I got baptized anyway. The pastor had volunteered to perform the sacrament. Four of us were to get dunked in the lake. Before hand, there was much preoccupation with the coldness of the water. The preoccupation was entirely justified. The water was excruciatingly cold, so cold it made my legs feel like flaming cement. The pastor went out into the lake first, and one by one each of us trudged through the gray water toward him, so he could fully immerse us in the freezing baptismal, in the Name of the Father, and of the Son, and of the Holy Ghost. Each of us probably took a few minutes to get in and out, and so for ten minutes the pastor withstood the icy water, which I think took a lot of faith in the intrinsic value of the whole ritual.

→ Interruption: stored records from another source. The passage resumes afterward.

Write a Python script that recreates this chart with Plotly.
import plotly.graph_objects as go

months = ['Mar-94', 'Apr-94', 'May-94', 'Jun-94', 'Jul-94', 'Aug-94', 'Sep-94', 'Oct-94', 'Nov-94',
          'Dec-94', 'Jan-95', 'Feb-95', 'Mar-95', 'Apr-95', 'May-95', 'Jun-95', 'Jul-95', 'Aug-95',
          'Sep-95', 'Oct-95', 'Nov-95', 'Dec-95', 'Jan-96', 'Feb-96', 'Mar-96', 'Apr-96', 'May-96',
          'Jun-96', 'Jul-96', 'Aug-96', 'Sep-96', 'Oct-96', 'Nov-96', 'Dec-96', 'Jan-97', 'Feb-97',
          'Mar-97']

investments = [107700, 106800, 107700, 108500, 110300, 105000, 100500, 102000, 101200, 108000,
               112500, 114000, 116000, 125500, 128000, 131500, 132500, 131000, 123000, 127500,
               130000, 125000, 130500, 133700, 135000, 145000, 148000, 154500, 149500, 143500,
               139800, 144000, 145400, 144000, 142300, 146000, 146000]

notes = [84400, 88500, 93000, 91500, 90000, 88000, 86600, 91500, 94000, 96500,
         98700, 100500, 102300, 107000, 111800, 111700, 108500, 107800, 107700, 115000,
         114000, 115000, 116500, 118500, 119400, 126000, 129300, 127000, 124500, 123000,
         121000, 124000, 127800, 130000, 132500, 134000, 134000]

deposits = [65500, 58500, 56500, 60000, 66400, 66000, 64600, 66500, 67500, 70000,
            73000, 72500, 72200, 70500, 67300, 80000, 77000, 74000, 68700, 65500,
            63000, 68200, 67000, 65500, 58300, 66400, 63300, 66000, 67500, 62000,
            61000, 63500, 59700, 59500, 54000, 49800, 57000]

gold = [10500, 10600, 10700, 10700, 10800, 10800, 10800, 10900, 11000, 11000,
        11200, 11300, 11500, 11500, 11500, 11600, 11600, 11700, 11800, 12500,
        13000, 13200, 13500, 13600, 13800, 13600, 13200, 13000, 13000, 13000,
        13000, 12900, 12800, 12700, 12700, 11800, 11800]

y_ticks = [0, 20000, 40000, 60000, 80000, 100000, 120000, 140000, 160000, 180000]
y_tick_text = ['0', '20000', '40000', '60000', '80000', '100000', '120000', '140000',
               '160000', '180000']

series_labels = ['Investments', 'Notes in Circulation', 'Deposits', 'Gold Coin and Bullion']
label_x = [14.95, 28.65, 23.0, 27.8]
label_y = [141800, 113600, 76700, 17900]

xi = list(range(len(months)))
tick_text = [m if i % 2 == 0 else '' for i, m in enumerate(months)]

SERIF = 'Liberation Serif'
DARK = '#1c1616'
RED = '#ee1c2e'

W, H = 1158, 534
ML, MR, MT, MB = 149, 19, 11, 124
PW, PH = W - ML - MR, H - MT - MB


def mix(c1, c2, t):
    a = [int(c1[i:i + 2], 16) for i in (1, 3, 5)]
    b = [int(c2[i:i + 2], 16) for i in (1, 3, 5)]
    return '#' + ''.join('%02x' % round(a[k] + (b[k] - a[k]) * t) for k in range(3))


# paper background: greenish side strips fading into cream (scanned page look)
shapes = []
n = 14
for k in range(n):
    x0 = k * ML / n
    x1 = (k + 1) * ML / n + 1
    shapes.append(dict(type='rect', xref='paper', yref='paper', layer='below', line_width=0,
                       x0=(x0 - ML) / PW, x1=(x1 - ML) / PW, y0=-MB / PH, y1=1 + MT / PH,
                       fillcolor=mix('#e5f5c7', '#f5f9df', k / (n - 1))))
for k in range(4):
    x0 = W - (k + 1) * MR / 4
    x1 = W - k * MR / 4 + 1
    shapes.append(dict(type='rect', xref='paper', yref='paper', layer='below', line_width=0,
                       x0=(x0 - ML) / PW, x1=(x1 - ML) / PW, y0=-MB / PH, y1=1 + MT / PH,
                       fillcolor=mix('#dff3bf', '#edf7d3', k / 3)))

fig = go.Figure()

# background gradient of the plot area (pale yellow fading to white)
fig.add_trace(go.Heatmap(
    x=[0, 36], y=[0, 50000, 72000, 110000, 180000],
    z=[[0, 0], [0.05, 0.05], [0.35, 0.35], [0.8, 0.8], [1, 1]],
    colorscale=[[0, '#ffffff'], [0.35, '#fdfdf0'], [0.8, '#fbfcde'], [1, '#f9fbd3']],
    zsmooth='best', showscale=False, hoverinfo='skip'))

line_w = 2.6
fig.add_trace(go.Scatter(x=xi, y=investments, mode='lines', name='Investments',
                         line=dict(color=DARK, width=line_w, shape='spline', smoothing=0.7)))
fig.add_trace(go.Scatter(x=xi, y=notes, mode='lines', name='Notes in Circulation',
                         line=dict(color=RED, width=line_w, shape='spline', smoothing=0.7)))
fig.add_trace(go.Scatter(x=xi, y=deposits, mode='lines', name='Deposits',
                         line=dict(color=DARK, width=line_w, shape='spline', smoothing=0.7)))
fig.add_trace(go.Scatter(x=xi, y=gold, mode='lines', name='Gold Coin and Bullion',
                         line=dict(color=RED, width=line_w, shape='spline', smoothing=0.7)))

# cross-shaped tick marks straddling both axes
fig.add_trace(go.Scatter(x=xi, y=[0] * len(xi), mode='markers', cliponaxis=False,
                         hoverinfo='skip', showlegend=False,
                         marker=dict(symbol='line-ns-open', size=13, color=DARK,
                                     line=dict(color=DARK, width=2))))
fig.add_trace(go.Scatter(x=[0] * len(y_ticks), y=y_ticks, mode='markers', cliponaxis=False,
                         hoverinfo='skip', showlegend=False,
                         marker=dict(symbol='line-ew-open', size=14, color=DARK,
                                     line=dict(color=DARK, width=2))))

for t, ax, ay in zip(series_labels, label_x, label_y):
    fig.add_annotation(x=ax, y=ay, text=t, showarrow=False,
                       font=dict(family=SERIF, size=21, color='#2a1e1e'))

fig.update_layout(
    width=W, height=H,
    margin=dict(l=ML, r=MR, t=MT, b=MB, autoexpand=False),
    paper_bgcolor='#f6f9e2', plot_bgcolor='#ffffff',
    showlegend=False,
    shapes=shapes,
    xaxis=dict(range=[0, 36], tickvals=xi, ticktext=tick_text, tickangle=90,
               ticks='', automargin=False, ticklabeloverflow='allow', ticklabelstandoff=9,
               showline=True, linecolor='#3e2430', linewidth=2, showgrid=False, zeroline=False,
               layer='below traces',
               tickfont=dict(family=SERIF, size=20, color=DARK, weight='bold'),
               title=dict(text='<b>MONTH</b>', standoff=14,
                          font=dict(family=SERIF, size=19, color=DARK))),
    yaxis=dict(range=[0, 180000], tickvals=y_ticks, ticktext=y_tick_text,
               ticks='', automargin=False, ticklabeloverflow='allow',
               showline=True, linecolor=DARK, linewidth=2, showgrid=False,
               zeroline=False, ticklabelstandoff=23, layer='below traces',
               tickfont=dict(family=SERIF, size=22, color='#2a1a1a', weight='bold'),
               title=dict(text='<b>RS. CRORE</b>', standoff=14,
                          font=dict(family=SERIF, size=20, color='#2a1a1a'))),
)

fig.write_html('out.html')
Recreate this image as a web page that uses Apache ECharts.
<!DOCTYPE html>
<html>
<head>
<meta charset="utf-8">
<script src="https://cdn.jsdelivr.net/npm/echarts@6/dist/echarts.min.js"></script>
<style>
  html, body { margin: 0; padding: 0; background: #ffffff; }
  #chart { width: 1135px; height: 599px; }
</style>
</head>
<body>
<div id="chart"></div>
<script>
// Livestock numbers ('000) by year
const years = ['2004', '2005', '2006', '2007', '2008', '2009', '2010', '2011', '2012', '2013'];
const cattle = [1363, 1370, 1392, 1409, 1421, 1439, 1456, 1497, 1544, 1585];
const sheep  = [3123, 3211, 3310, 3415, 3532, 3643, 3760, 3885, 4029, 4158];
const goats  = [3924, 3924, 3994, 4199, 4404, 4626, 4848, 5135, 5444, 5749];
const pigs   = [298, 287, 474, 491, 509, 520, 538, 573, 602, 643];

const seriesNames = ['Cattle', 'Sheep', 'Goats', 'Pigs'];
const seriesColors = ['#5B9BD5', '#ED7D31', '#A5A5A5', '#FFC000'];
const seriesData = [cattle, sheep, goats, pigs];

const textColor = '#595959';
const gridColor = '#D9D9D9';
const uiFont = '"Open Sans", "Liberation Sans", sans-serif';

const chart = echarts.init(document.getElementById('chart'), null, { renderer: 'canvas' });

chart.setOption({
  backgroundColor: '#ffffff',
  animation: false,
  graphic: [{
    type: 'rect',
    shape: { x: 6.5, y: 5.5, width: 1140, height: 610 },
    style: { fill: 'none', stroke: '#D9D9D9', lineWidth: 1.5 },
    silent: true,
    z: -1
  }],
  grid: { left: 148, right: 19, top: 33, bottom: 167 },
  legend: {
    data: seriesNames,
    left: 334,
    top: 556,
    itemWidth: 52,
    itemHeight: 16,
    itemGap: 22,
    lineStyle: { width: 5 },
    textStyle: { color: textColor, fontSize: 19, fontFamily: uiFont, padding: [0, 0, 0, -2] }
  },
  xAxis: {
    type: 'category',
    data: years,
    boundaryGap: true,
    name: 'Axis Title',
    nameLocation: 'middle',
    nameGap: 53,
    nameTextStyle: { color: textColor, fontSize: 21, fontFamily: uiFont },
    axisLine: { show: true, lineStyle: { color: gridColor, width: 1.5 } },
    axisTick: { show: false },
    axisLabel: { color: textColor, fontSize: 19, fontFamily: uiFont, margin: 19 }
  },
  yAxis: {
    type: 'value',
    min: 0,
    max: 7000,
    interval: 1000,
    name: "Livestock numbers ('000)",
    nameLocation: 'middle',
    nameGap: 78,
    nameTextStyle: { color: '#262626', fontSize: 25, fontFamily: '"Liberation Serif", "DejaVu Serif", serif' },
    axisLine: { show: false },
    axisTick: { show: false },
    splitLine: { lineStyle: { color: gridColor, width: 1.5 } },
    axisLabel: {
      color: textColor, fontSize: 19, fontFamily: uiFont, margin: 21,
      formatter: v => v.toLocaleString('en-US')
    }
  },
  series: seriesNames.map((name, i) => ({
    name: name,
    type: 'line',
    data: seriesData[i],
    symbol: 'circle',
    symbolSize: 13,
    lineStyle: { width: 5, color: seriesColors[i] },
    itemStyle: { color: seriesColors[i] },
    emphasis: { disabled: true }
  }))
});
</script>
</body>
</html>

When the last of us had been baptized, it was almost funny, only not, because the pastor splashed out of the lake as fast as he could and sprinted up the beach, up the stairs, and disappeared into the cabin to tend to his lower extremities. To this day I hope he didn’t hurt himself.
And to this day, when I think about my baptism, I think more about my quasi-miracle than I do about my identification with Jesus’ death and resurrection, God’s foreknowledge of my salvation, my predestination to be conformed to Christ’s Likeness, my calling into His Kingdom, my justification, my glorification.
Maybe that’s why God doesn’t answer my prayers for signs and wonders. I’d make Him into a genie and forget that He’s a God. Or maybe I’m making excuses for His apparent failure to keep His promises about what one could do with faith like a child. But the truth is I still think that when I prayed for sunshine, He answered. It was an enigmatic iteration, admittedly. But I’ve come to think of enigma as His calling card. He’s subtle, I think. And probably I’m simply a man of little faith. Moses probably could have levitated the Volkswagen, and Elijah probably could have opened up the clouds and brought down the sun. I’ll grant without reservation that I’m a man of little faith. But at least I have a little, and it’s real.